Money Supply Remains Well Below Trend
The seasonally adjusted money supply in January increased by $31 billion. This was the first increase in the money supply in five months.
Figure: 1 MoM M2 Change (Seasonally Adjusted)
To show how much the Fed seasonal adjustments can impact the numbers, below are the raw numbers. The raw numbers are ahead of the adjusted numbers by a month so January is colored in orange below. It shows an incredible $310B drop in money supply. This means the Fed seasonal adjustments modified the actual print by $341B!
Figure: 2 MoM M2 Change (Non-Seasonally Adjusted)
Looking at the seasonally adjusted numbers shows that this month increased the money supply by 1.8% which was above the -1.7% 12-month trend and well above the -3.4% 6-month trend.
Figure: 3 M2 Growth Rates
The average for January is 6%, which means this month is still coming in well below the historic average for January, despite the relative increase (seasonally adjusted).
Figure: 4 Average Monthly Growth Rates
The Fed only offers weekly data that is not seasonally adjusted. As the chart below shows, the 3 weeks before the most recent week saw a steady drop in the money supply. Only the recent week saw an increase, coming in at $71B vs the prior three weeks of -$84B, -$151B, and -$91B.
Figure: 5 WoW M2 Change
The “Wenzel” 13-week Money Supply
The late Robert Wenzel of Economic Policy Journal used a modified calculation to track Money Supply. He used a trailing 13-week average growth rate annualized as defined in his book The Fed Flunks. He specifically used the weekly data that was not seasonally adjusted. His analogy was that in order to know what to wear outside, he wants to know the current weather, not temperatures that have been averaged throughout the year.
The objective of the 13-week average is to smooth some of the choppy data without bringing in too much history that could blind someone from seeing what’s in front of them. The 13-week average growth rate can be seen in the table below.

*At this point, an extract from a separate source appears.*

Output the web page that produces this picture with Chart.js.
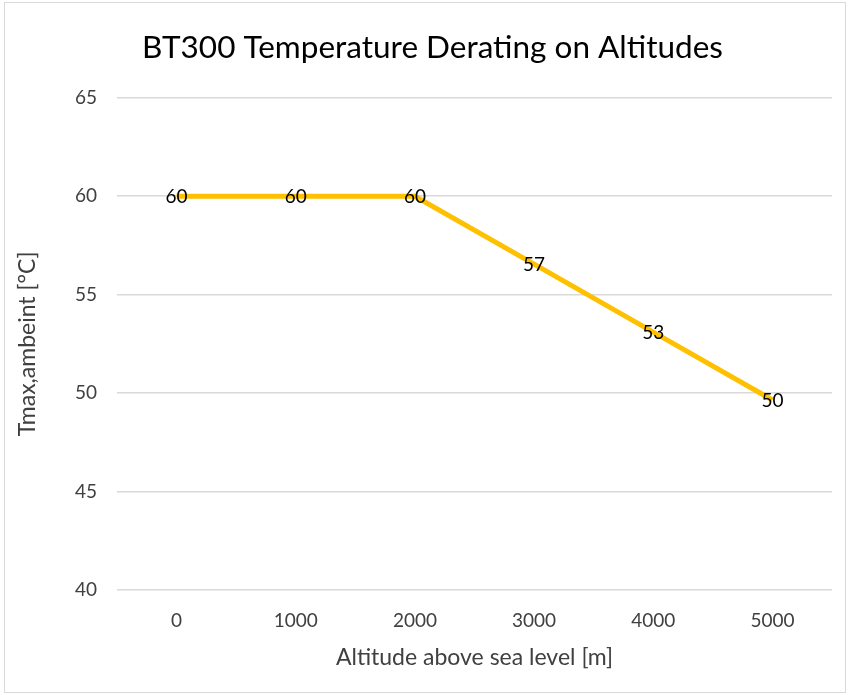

Decelerating trends are in red and accelerating trends in green.
After a brief spell of increasing rates, the money supply has started falling again and is now at -2.35%. 2021 was at +15% making this year more than 1700bps below two years ago.
Figure: 6 WoW Trailing 13-week Average Money Supply Growth
The plot below really helps show the current divergence seen in 13-week M2. This year has started deep in negative territory and well below all past years. 2018 is the next closest year at the same point in time, coming in at 4.5%.
Figure: 7 Yearly 13-week Overlay
Behind the Inflation Curve
Incredibly, even with the contracting money supply, the Fed is still not doing enough to solve the inflation problem. To combat rising prices, the Fed would need to undo most of the money it has created over the last several years. This would require bringing interest rates above the rate of inflation to really collapse the money supply.
This can be seen in the chart below. The black line and blue line are converging, but they have not inverted yet. The blue line (interest rates) has always risen above the black line (inflation) to combat high inflation in the past. Remember, the CPI has been greatly modified since the 1970s and 80s to understate current inflation. Thus, the magnitude of the current divergence is definitely understated.
The fall in Money Supply over the last year looks very modest when compared to the massive increases seen recently. Think about the amount of pain caused just by this dip. The Fed can ignore the current downturn, but job cuts have been very noticeable and the stock market is certainly struggling to find any traction. To actually undo all the recent inflation the Fed would have to completely torpedo the economy.
Figure: 8 YoY M2 Change with CPI and Fed Funds
The charts below are designed to put the current trends into a historical perspective. The orange bars represent annualized percentage change rather than a raw dollar amount. The current slowdown can be seen clearly on the right side.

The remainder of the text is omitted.